Only the span from the line containing "Emit a component" down to the line containing "import * as" is to be printed, exactly and inclusively, with pictures omitted.

### Supplied records

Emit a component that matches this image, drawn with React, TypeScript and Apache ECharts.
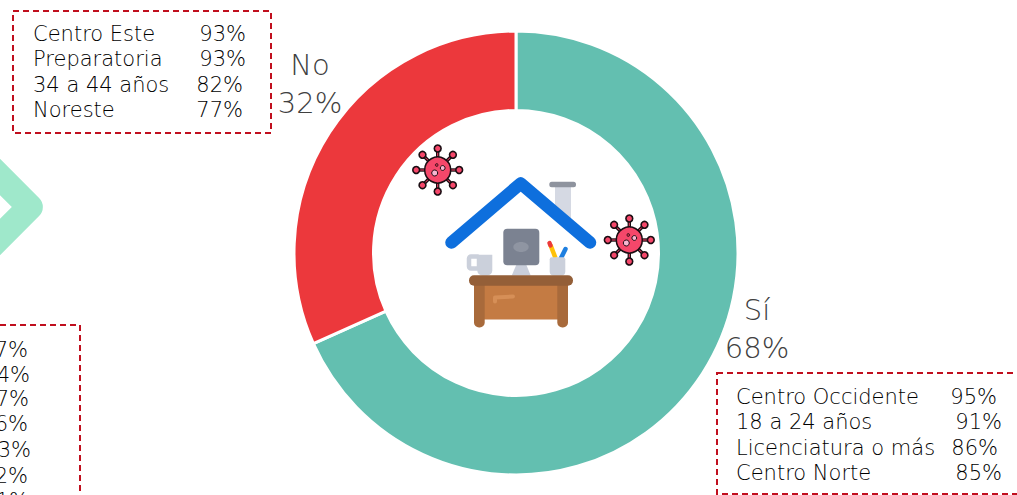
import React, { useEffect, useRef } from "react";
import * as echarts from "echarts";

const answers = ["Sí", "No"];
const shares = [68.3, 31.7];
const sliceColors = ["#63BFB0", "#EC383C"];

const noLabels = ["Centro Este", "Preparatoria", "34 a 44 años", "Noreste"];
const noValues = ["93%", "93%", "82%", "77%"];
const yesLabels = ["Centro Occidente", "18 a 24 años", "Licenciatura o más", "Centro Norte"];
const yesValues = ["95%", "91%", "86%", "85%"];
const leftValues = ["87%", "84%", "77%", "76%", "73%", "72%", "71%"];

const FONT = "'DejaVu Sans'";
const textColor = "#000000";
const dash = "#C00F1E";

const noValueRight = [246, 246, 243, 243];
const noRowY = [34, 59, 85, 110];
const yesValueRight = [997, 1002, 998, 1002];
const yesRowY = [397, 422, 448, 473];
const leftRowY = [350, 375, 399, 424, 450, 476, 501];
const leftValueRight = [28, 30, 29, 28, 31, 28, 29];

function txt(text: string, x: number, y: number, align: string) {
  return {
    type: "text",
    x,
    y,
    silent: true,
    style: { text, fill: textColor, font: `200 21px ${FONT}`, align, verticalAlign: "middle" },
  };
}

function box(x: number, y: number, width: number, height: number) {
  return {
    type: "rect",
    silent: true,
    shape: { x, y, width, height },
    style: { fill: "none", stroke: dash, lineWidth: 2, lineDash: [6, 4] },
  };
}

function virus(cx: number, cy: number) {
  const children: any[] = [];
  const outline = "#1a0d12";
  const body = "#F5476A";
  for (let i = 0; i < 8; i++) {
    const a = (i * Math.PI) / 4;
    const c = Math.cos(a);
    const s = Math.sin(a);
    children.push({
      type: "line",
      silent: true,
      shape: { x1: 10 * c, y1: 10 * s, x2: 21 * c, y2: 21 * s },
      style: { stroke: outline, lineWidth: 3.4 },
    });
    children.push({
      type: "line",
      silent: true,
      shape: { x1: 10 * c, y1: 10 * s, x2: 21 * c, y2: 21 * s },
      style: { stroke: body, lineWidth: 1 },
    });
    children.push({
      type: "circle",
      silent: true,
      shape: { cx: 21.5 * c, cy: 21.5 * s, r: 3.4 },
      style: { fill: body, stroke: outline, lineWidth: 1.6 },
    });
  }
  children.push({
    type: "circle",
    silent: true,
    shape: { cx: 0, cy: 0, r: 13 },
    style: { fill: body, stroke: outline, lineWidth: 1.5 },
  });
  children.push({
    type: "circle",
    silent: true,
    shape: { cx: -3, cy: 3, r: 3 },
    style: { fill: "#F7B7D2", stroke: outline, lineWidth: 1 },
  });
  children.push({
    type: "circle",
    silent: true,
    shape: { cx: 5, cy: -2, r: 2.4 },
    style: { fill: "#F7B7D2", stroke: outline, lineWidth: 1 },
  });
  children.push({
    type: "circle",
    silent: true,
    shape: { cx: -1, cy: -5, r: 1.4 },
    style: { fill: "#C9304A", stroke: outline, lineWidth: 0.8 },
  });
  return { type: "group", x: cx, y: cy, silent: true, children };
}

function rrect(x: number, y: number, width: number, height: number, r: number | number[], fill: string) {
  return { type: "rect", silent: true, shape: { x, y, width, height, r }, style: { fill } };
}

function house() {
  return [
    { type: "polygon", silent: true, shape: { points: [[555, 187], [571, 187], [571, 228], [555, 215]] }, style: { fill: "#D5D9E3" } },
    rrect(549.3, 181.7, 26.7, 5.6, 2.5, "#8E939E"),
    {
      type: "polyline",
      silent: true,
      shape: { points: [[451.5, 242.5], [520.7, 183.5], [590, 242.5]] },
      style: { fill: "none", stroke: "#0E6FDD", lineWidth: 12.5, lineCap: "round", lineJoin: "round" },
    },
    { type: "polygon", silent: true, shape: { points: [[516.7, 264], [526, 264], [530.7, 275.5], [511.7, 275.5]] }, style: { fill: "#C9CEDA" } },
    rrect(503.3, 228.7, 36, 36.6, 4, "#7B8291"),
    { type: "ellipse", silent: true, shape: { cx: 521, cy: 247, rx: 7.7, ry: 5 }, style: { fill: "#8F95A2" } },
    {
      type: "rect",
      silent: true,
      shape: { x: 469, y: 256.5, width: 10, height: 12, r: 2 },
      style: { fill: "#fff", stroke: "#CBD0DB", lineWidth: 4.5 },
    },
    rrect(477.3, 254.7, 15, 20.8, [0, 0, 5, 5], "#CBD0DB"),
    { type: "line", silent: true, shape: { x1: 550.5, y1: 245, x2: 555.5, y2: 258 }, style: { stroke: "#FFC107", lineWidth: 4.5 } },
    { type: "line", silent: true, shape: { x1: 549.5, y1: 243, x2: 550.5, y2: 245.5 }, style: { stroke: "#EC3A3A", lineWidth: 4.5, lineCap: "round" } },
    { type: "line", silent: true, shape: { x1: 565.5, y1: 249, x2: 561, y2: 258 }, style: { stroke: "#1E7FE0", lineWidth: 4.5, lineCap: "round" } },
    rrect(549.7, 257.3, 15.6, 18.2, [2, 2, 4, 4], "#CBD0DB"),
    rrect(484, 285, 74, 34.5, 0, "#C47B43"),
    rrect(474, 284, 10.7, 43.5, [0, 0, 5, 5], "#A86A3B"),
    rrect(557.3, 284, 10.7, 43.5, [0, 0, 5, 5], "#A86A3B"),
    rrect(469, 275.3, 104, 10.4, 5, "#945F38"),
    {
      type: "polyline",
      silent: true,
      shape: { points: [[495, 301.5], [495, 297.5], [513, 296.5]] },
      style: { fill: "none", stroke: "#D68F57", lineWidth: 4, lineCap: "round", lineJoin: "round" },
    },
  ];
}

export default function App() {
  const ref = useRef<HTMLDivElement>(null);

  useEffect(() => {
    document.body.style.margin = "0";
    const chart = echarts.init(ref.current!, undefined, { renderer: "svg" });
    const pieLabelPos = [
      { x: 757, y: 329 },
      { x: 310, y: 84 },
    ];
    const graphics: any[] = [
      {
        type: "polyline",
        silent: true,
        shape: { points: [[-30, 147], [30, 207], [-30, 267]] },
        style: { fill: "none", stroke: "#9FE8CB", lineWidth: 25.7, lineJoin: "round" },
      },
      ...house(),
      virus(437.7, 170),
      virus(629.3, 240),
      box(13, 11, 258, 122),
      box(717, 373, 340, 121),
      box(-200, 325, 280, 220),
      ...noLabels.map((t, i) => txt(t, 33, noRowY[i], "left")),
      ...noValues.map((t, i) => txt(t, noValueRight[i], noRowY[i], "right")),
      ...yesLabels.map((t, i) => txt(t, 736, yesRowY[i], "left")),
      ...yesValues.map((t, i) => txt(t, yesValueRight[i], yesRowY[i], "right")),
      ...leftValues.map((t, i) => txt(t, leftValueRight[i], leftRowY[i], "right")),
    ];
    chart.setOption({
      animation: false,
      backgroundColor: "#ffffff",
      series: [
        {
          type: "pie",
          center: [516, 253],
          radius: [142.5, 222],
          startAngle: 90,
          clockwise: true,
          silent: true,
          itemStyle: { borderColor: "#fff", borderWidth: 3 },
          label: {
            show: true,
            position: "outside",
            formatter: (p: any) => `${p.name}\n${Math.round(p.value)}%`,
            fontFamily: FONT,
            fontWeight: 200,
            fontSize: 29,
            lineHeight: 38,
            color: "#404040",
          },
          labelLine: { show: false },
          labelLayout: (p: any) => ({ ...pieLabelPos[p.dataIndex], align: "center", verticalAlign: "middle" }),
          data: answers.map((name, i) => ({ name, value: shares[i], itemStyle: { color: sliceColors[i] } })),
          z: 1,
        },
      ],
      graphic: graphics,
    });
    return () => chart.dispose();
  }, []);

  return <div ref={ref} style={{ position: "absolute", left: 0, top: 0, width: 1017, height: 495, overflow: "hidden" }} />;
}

######
### Supplied records

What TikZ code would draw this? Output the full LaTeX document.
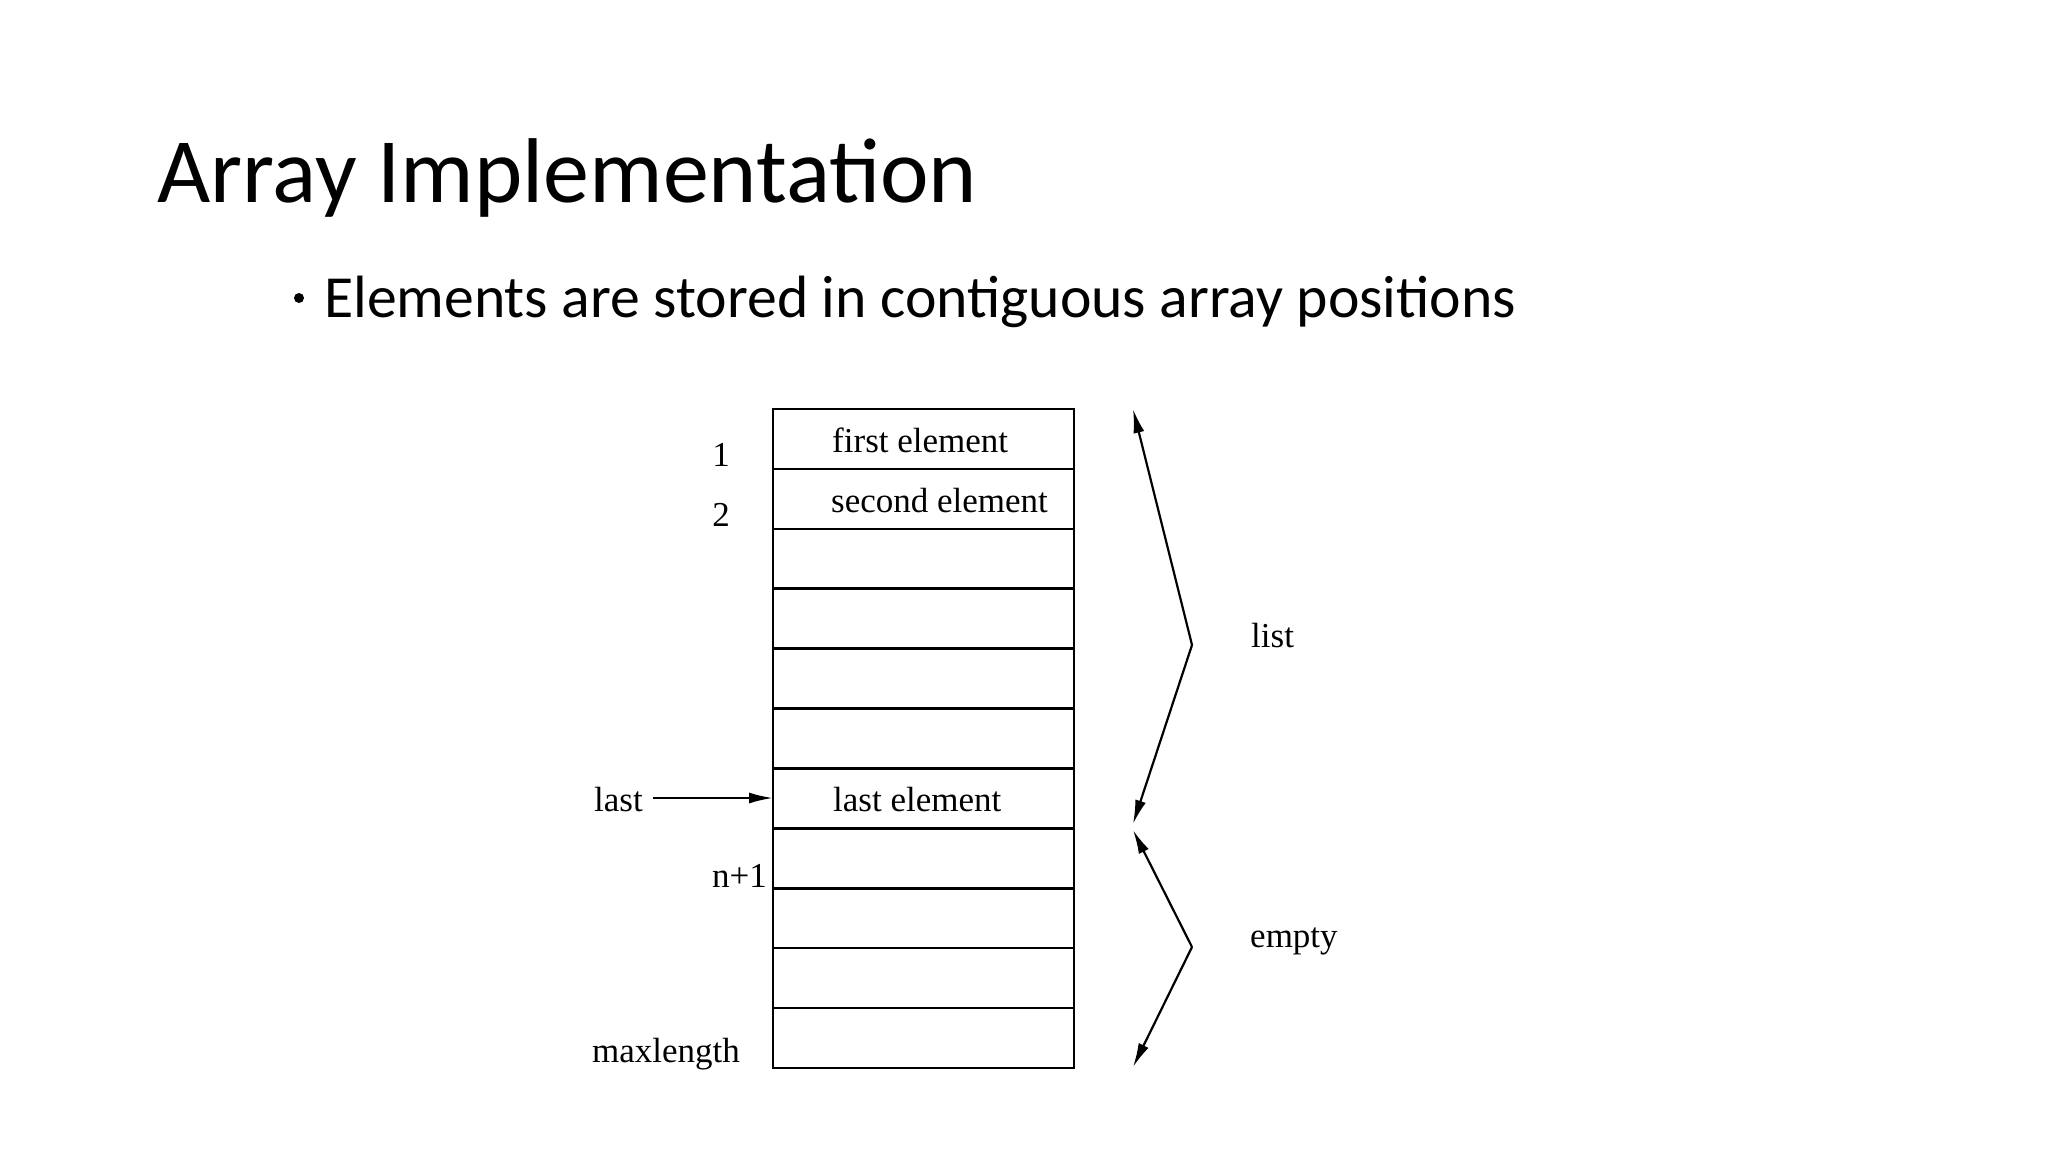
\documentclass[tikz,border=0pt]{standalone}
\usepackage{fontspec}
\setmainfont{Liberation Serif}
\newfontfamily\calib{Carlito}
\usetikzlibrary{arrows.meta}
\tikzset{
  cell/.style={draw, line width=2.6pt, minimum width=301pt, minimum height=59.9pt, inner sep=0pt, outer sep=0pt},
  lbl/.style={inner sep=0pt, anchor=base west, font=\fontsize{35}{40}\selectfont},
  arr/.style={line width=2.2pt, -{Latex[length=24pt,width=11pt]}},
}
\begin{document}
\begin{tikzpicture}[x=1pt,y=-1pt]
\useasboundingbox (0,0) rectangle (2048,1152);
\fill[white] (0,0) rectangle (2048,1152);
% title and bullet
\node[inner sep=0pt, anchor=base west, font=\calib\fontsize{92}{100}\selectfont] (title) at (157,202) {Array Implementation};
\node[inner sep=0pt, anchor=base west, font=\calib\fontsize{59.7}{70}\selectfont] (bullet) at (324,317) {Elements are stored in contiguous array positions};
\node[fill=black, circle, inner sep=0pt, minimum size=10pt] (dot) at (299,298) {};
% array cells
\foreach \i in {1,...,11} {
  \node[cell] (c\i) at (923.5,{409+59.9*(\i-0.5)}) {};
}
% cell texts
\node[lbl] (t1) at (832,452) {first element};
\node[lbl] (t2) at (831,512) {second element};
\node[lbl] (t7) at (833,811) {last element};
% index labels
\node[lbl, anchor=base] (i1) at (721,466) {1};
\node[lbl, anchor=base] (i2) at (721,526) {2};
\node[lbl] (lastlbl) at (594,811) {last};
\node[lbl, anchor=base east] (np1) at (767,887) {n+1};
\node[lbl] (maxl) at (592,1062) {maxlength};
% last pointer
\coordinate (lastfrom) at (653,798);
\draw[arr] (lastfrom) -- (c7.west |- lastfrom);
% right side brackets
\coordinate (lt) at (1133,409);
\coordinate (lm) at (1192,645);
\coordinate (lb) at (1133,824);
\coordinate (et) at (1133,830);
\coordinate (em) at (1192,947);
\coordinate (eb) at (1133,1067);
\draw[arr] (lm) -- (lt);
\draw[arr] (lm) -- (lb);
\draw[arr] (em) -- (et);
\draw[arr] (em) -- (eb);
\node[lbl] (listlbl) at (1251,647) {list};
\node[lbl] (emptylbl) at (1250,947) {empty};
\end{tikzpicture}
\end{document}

######

» In response
Emit a component that matches this image, drawn with React, TypeScript and Apache ECharts.
import React, { useEffect, useRef } from "react";
import * as echarts from "echarts";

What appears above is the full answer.